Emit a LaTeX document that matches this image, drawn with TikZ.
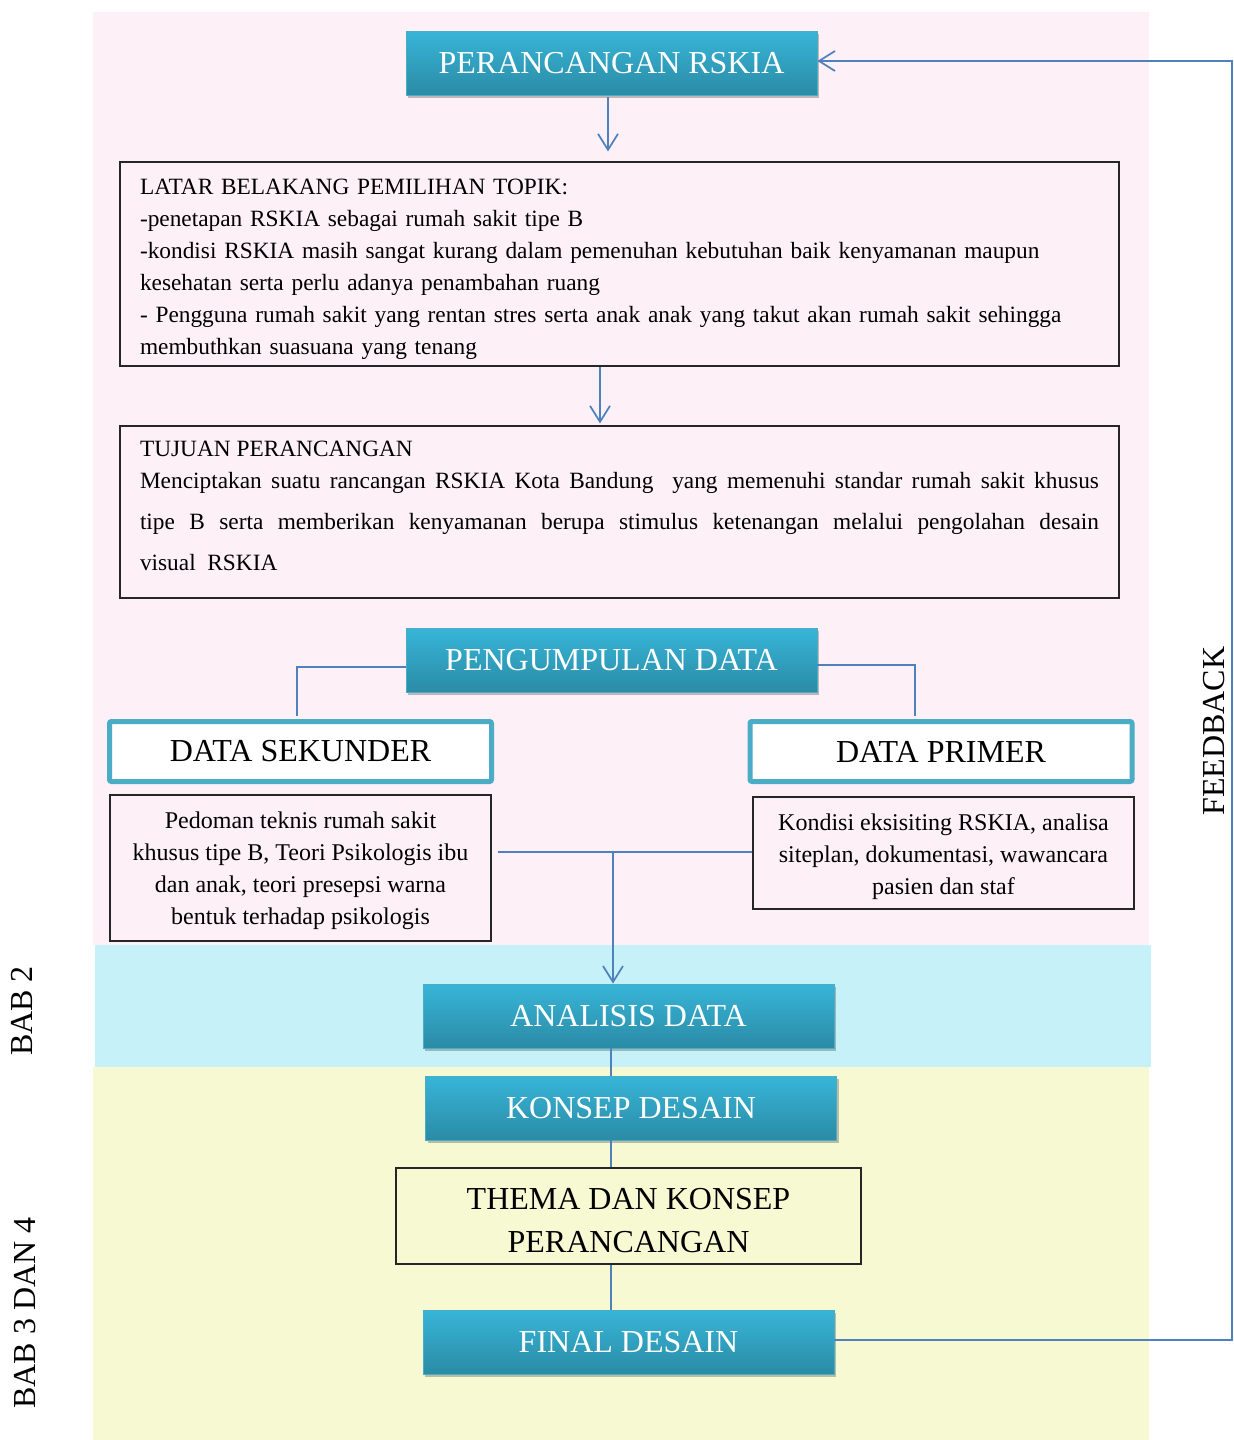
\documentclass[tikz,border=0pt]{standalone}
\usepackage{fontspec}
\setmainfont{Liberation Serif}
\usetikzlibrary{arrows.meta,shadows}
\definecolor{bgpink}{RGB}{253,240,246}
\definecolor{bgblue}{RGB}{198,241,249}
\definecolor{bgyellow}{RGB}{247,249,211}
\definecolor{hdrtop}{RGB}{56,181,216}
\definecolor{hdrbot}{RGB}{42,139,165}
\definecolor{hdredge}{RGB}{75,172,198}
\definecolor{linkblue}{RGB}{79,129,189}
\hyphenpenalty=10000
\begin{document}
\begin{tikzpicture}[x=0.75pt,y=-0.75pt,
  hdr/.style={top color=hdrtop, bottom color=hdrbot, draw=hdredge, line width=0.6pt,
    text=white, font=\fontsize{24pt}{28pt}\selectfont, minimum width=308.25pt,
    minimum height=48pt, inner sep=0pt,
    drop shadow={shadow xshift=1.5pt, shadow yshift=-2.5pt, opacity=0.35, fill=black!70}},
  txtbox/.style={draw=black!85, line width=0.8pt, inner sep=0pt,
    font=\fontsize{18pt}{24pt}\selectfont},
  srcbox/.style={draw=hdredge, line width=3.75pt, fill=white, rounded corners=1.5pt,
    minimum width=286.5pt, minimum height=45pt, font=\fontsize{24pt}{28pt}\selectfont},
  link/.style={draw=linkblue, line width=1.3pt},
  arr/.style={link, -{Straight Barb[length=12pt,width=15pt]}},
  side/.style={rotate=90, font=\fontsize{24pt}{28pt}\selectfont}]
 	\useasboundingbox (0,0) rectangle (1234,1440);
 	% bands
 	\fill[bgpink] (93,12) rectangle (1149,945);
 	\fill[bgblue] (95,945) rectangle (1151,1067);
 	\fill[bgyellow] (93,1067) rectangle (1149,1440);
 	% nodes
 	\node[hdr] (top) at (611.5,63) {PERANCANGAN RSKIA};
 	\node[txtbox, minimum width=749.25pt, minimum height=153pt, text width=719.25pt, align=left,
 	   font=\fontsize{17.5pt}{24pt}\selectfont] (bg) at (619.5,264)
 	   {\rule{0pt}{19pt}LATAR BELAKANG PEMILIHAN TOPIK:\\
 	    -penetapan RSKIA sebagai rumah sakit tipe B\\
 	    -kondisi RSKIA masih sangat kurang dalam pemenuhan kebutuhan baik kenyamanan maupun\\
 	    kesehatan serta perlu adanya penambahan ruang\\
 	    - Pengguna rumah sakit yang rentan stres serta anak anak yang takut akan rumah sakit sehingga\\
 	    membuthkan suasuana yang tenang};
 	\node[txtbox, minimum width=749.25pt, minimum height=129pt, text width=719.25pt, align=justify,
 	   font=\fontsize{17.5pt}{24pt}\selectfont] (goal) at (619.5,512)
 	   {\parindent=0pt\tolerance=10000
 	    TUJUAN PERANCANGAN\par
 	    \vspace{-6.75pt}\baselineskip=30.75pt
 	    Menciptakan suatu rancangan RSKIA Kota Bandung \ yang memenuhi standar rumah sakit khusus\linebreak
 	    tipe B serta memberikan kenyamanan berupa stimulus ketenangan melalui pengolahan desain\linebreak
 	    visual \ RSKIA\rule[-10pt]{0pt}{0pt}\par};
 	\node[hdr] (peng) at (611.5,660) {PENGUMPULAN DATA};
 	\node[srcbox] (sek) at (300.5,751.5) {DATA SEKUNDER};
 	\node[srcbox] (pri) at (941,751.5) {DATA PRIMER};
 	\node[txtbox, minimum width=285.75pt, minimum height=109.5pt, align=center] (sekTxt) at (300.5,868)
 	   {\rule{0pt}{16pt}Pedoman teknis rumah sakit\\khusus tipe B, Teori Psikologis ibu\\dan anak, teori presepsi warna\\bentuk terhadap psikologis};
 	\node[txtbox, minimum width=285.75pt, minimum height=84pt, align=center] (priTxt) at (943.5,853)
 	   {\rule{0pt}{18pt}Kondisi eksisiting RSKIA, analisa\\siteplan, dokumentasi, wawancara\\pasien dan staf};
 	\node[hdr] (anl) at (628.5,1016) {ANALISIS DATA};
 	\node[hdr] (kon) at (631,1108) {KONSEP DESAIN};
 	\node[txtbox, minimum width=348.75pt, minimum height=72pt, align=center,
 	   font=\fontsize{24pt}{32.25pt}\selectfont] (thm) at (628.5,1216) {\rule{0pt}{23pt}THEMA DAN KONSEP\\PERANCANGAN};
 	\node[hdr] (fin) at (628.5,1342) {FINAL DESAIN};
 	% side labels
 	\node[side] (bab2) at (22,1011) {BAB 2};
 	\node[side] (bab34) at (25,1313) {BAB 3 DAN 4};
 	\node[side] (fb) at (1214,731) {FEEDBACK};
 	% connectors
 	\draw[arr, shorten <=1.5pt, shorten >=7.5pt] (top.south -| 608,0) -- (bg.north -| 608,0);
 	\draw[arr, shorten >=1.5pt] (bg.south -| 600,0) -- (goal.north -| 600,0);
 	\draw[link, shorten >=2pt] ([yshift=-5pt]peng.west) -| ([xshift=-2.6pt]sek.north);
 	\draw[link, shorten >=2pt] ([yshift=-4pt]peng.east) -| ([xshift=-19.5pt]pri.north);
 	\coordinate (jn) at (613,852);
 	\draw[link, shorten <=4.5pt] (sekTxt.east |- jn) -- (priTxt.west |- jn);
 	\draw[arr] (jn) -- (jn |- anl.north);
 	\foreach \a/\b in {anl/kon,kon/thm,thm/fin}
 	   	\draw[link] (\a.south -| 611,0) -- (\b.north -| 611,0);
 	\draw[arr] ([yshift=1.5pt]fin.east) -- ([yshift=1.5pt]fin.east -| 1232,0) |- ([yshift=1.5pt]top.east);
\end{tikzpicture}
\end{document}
:::
→ Directions for this task:
Without the pictures, retype the whole of the material above exactly.

→ Exercise output:
Emit a LaTeX document that matches this image, drawn with TikZ.
\documentclass[tikz,border=0pt]{standalone}
\usepackage{fontspec}
\setmainfont{Liberation Serif}
\usetikzlibrary{arrows.meta,shadows}
\definecolor{bgpink}{RGB}{253,240,246}
\definecolor{bgblue}{RGB}{198,241,249}
\definecolor{bgyellow}{RGB}{247,249,211}
\definecolor{hdrtop}{RGB}{56,181,216}
\definecolor{hdrbot}{RGB}{42,139,165}
\definecolor{hdredge}{RGB}{75,172,198}
\definecolor{linkblue}{RGB}{79,129,189}
\hyphenpenalty=10000
\begin{document}
\begin{tikzpicture}[x=0.75pt,y=-0.75pt,
  hdr/.style={top color=hdrtop, bottom color=hdrbot, draw=hdredge, line width=0.6pt,
    text=white, font=\fontsize{24pt}{28pt}\selectfont, minimum width=308.25pt,
    minimum height=48pt, inner sep=0pt,
    drop shadow={shadow xshift=1.5pt, shadow yshift=-2.5pt, opacity=0.35, fill=black!70}},
  txtbox/.style={draw=black!85, line width=0.8pt, inner sep=0pt,
    font=\fontsize{18pt}{24pt}\selectfont},
  srcbox/.style={draw=hdredge, line width=3.75pt, fill=white, rounded corners=1.5pt,
    minimum width=286.5pt, minimum height=45pt, font=\fontsize{24pt}{28pt}\selectfont},
  link/.style={draw=linkblue, line width=1.3pt},
  arr/.style={link, -{Straight Barb[length=12pt,width=15pt]}},
  side/.style={rotate=90, font=\fontsize{24pt}{28pt}\selectfont}]
 	\useasboundingbox (0,0) rectangle (1234,1440);
 	% bands
 	\fill[bgpink] (93,12) rectangle (1149,945);
 	\fill[bgblue] (95,945) rectangle (1151,1067);
 	\fill[bgyellow] (93,1067) rectangle (1149,1440);
 	% nodes
 	\node[hdr] (top) at (611.5,63) {PERANCANGAN RSKIA};
 	\node[txtbox, minimum width=749.25pt, minimum height=153pt, text width=719.25pt, align=left,
 	   font=\fontsize{17.5pt}{24pt}\selectfont] (bg) at (619.5,264)
 	   {\rule{0pt}{19pt}LATAR BELAKANG PEMILIHAN TOPIK:\\
 	    -penetapan RSKIA sebagai rumah sakit tipe B\\
 	    -kondisi RSKIA masih sangat kurang dalam pemenuhan kebutuhan baik kenyamanan maupun\\
 	    kesehatan serta perlu adanya penambahan ruang\\
 	    - Pengguna rumah sakit yang rentan stres serta anak anak yang takut akan rumah sakit sehingga\\
 	    membuthkan suasuana yang tenang};
 	\node[txtbox, minimum width=749.25pt, minimum height=129pt, text width=719.25pt, align=justify,
 	   font=\fontsize{17.5pt}{24pt}\selectfont] (goal) at (619.5,512)
 	   {\parindent=0pt\tolerance=10000
 	    TUJUAN PERANCANGAN\par
 	    \vspace{-6.75pt}\baselineskip=30.75pt
 	    Menciptakan suatu rancangan RSKIA Kota Bandung \ yang memenuhi standar rumah sakit khusus\linebreak
 	    tipe B serta memberikan kenyamanan berupa stimulus ketenangan melalui pengolahan desain\linebreak
 	    visual \ RSKIA\rule[-10pt]{0pt}{0pt}\par};
 	\node[hdr] (peng) at (611.5,660) {PENGUMPULAN DATA};
 	\node[srcbox] (sek) at (300.5,751.5) {DATA SEKUNDER};
 	\node[srcbox] (pri) at (941,751.5) {DATA PRIMER};
 	\node[txtbox, minimum width=285.75pt, minimum height=109.5pt, align=center] (sekTxt) at (300.5,868)
 	   {\rule{0pt}{16pt}Pedoman teknis rumah sakit\\khusus tipe B, Teori Psikologis ibu\\dan anak, teori presepsi warna\\bentuk terhadap psikologis};
 	\node[txtbox, minimum width=285.75pt, minimum height=84pt, align=center] (priTxt) at (943.5,853)
 	   {\rule{0pt}{18pt}Kondisi eksisiting RSKIA, analisa\\siteplan, dokumentasi, wawancara\\pasien dan staf};
 	\node[hdr] (anl) at (628.5,1016) {ANALISIS DATA};
 	\node[hdr] (kon) at (631,1108) {KONSEP DESAIN};
 	\node[txtbox, minimum width=348.75pt, minimum height=72pt, align=center,
 	   font=\fontsize{24pt}{32.25pt}\selectfont] (thm) at (628.5,1216) {\rule{0pt}{23pt}THEMA DAN KONSEP\\PERANCANGAN};
 	\node[hdr] (fin) at (628.5,1342) {FINAL DESAIN};
 	% side labels
 	\node[side] (bab2) at (22,1011) {BAB 2};
 	\node[side] (bab34) at (25,1313) {BAB 3 DAN 4};
 	\node[side] (fb) at (1214,731) {FEEDBACK};
 	% connectors
 	\draw[arr, shorten <=1.5pt, shorten >=7.5pt] (top.south -| 608,0) -- (bg.north -| 608,0);
 	\draw[arr, shorten >=1.5pt] (bg.south -| 600,0) -- (goal.north -| 600,0);
 	\draw[link, shorten >=2pt] ([yshift=-5pt]peng.west) -| ([xshift=-2.6pt]sek.north);
 	\draw[link, shorten >=2pt] ([yshift=-4pt]peng.east) -| ([xshift=-19.5pt]pri.north);
 	\coordinate (jn) at (613,852);
 	\draw[link, shorten <=4.5pt] (sekTxt.east |- jn) -- (priTxt.west |- jn);
 	\draw[arr] (jn) -- (jn |- anl.north);
 	\foreach \a/\b in {anl/kon,kon/thm,thm/fin}
 	   	\draw[link] (\a.south -| 611,0) -- (\b.north -| 611,0);
 	\draw[arr] ([yshift=1.5pt]fin.east) -- ([yshift=1.5pt]fin.east -| 1232,0) |- ([yshift=1.5pt]top.east);
\end{tikzpicture}
\end{document}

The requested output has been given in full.